Marshall Allen follows up on a UMC breach and shows how HITECH’s 60-day notification deadline is being used by the hospital to its fullest:
Kathy Silver, CEO of University Medical Center, learned three weeks ago that names, birth dates and Social Security numbers for at least 21 patients were leaked from the hospital — a crime being investigated by the FBI.
But the hospital still has not disclosed the breach to the patients, Silver told a committee of legislators Wednesday. She spoke as if this was not a problem. The law allows 60 days from the time UMC learns of a security breach to inform patients, she said.
One victim says that is too long to wait to tell patients they may be at risk of identity theft.
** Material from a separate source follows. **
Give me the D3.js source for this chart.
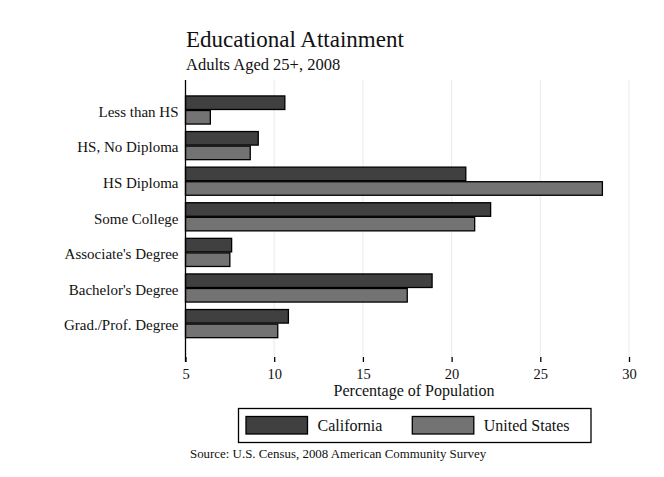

The hospital should have disclosed the breach immediately, said a 40-year-old UMC patient whose personal information — the kind that can be used for identity theft — was leaked. The man, who went to the public hospital Nov. 1 after a motorcycle accident, learned his privacy had been breached only when a Las Vegas Sun reporter told him Wednesday afternoon.
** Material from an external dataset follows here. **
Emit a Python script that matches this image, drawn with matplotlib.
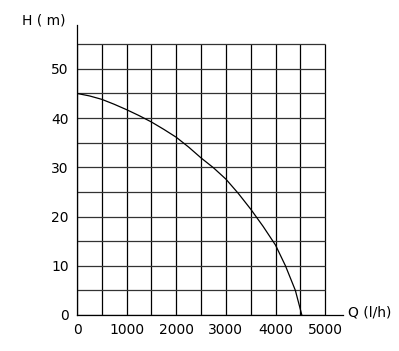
import matplotlib
matplotlib.use("Agg")
import matplotlib.pyplot as plt
from matplotlib import font_manager

# Data
flow_q = [0, 250, 500, 750, 1000, 1250, 1500, 1750, 2000, 2250, 2500, 2750,
          3000, 3250, 3500, 3750, 4000, 4200, 4400, 4530]
head_h = [45.0, 44.5, 43.8, 42.8, 41.7, 40.5, 39.2, 37.7, 36.1, 34.1, 31.9, 29.9,
          27.6, 24.7, 21.5, 18.0, 14.2, 10.0, 5.0, 0.0]
x_ticks = [0, 1000, 2000, 3000, 4000, 5000]
y_ticks = [0, 10, 20, 30, 40, 50]
x_grid = list(range(0, 5001, 500))
y_grid = list(range(0, 56, 5))

names = {f.name for f in font_manager.fontManager.ttflist}
fam = [n for n in ["DejaVu Sans Condensed", "Liberation Sans Narrow", "DejaVu Sans"] if n in names] or ["DejaVu Sans"]
plt.rcParams['font.family'] = fam

fig = plt.figure(figsize=(3.99, 3.51), dpi=100)
ax = fig.add_axes([77/399, 1 - 315/351, 266/399, 290/351])
ax.set_xlim(0, 5360)
ax.set_ylim(0, 58.9)

for xv in x_grid:
    ax.plot([xv, xv], [0, 55], color='black', lw=0.9, solid_capstyle='butt', zorder=1)
for yv in y_grid:
    ax.plot([0, 5000], [yv, yv], color='#333333', lw=0.9, solid_capstyle='butt', zorder=1)

ax.plot(flow_q, head_h, color='black', lw=0.9, zorder=3)

for s in ['top', 'right']:
    ax.spines[s].set_visible(False)
for s in ['left', 'bottom']:
    ax.spines[s].set_linewidth(0.9)
ax.set_xticks(x_ticks)
ax.set_yticks(y_ticks)
ax.tick_params(length=0, labelsize=10, pad=6)

fig.text(22/399, 1 - 20/351, "H ( m)", fontsize=10, va='center', ha='left')
fig.text(348/399, 1 - 313/351, "Q (l/h)", fontsize=10, va='center', ha='left')

fig.savefig("out.png", dpi=100)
Read more in the Las Vegas Sun.
Reading the news story, I am reminded of the old adage, “Just because you can doesn’t mean you should.”
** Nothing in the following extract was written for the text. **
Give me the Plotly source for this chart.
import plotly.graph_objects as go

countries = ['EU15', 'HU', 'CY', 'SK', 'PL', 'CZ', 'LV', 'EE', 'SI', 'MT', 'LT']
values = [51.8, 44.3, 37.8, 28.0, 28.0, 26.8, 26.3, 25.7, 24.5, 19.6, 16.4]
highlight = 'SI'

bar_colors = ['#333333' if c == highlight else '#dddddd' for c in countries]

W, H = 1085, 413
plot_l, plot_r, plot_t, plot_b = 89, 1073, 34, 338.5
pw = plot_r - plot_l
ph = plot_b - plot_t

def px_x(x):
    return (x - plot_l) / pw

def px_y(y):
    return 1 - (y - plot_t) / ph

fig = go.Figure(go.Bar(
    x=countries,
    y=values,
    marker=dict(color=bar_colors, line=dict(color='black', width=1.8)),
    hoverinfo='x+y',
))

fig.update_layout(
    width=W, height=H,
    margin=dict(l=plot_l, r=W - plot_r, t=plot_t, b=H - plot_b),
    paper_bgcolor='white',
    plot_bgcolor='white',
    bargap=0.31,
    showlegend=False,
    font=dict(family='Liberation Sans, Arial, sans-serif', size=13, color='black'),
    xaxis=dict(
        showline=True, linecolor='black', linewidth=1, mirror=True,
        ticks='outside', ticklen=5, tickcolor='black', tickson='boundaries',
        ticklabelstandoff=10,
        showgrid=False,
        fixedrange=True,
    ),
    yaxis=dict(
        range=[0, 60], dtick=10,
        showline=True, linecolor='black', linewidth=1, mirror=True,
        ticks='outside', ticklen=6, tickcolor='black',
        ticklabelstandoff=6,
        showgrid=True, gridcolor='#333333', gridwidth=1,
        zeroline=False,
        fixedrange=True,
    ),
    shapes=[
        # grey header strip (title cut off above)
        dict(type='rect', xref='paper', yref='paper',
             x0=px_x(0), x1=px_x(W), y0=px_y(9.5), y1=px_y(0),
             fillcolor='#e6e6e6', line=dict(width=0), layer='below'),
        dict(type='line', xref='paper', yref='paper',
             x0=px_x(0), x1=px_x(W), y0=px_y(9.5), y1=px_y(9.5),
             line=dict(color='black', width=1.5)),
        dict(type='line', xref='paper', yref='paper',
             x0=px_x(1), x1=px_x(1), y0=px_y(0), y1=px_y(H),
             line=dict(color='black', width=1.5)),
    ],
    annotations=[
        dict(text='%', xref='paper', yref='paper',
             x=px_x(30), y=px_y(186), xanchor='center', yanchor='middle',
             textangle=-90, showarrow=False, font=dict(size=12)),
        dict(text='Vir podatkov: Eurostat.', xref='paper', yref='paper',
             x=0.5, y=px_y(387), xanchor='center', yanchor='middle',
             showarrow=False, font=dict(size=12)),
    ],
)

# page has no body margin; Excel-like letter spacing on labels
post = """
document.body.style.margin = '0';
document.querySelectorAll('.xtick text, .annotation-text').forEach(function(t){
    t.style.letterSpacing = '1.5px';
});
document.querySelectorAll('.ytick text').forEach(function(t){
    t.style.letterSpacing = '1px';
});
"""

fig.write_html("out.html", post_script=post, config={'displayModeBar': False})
This highlights the need for legislation regarding breach notification to have both a “floor” (requiring an outside date – like the 60 days in HITECH) and a harm-based aspect to it. In other words, for example, notification needs to occur within a time-frame that does not increase the likelihood of harm to any person but notification must occur no more than 60 days after the breach.
In this case, where the hospital was literally handed copies of patient’s sheets of info, it would not seem to require 60 days to send a letter to those whom they know about. Silver’s reported casualness or lack of concern for rapid notification does not inspire my respect.
If an insider is selling info, there’s a reasonably decent likelihood that it *will* be misused. In this case, if the misuse is contact/ambulance-chasing or something similar, one might ask whether the “harm” is really significant, but what if the misuse involved fraudulent billing of Medicare/Medicaid or ID theft, etc.?
I agree with you that yes, the 60 days is an outside, but in many cases, depending on the nature of the breach, notification needs to be much sooner. The problem I see with most legislation that includes a harm-risk assessment is that they let the breached entity determine the harm risk.